Çok geç olmadan

Yolsuzlukla ilgili gözaltı ve tutuklama dalgalarının sayısını şaşıracak haldeyiz neredeyse. Öyle böyle değil, her bir yolsuzluk dosyasında milyarlar havada uçuşuyor. Ceza alacaklarını bildikleri halde itirafçıların tamamının CHP cenahından oluşu, işin dikkat çekici tarafı.

Olup bitenler CHP içi paylaşma kavgasının dışa yansımasından ibaret olduğundan, tabir caizse, AK Parti ve Cumhur İttifakının kahvelerini içerek izledikleri bir tiyatro söz konusu. Heybedeki ilk turplardan birisi, TOKİ'nin 2 milyona yaptırdığı konutları 4 milyona yapan birisinin, ihalesini aldığı 445 konut sonrası, 1 buçuk milyar liralık üç villayı yüzde 1'ine yani 15 milyona İBB eski başkanına adeta hediye etmesi.

Görevde bulunduğu 6 yılda 1 trilyonun üzerinde bir bütçeye hükmeden ancak hizmet olarak herhangi bir şey gösteremeyen tutuklu İBB eski başkanının oluşturduğu mekanizmanın çarkları günbegün dökülüyor.

Rüşvet, irtikap, yolsuzluk benzeri işler için oluşturulan mekanizmada, bütün bağlantılar bir şekilde tutuklu İmamoğlu'na ulaşıyor. Tanıkların ve itirafçıların beyanları yanında, para hareketlerinin etrafındaki kişiler üzerinden İmamoğlu'nun şirketinde neticelenmesi, bunu gösteriyor. Şirketin üç yılda edindiği 117 taşınmaz da bunun delili.

Bildiklerimizin sürmekte olan soruşturmanın kıyısından köşesinden öğrenebildiklerimiz. İddianame ortaya çıktığında, inanmakta zorluk çeken CHP'liler başa olmak üzere herkesin şok yaşayacağı da kesin. Turpun büyüğünün heybede olduğu, halen geçerli çünkü.
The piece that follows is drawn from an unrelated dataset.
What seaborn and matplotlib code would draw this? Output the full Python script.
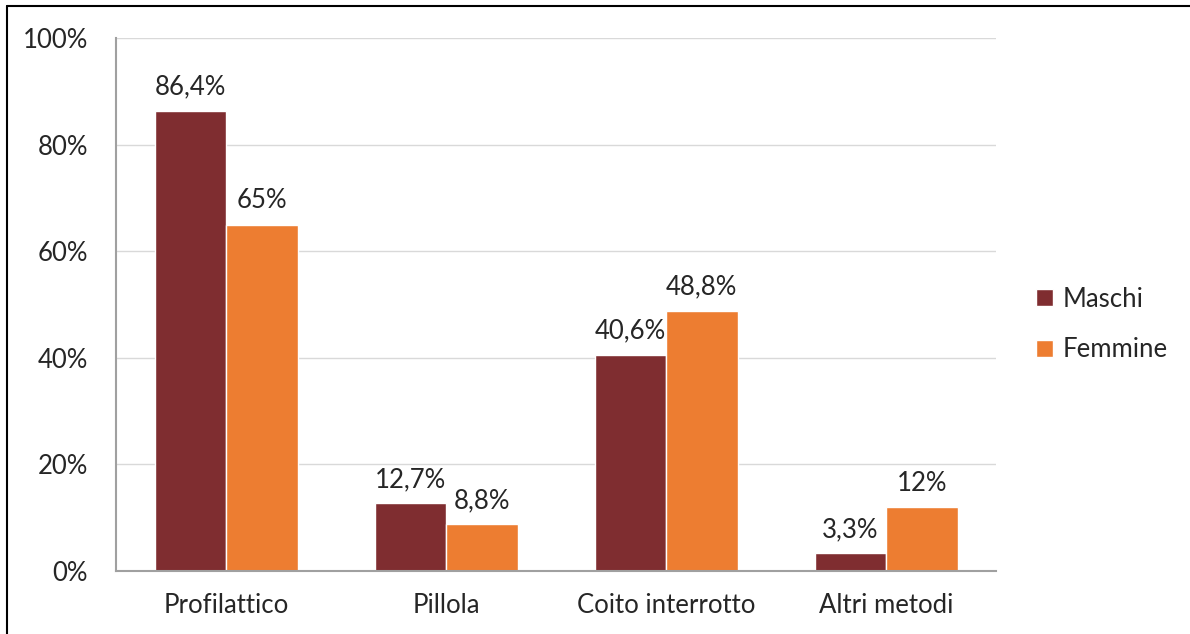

Hangi akla hizmet ettiği pek anlaşılamayan CHP genel başkanı ise mitingler düzenleyip, 'en iyi müdafaa hücumdur' anlayışıyla saçma sapan iddialarda bulunmaktan başka bir şey yapamıyor. Bunun, talimat aldığı düşünülen Silivri ziyaretlerinden kaynaklandığı da söylenebilir.

Bugünlerde merak saldığı anlaşılan AK Partili belediyelerle ilgili Sayıştay raporlarında da arzu ettiği gibi şeyleri bulamıyor belli ki. Cımbızla seçtiği bazı konuları çarpıtarak puan toplama çabaları da faydasız.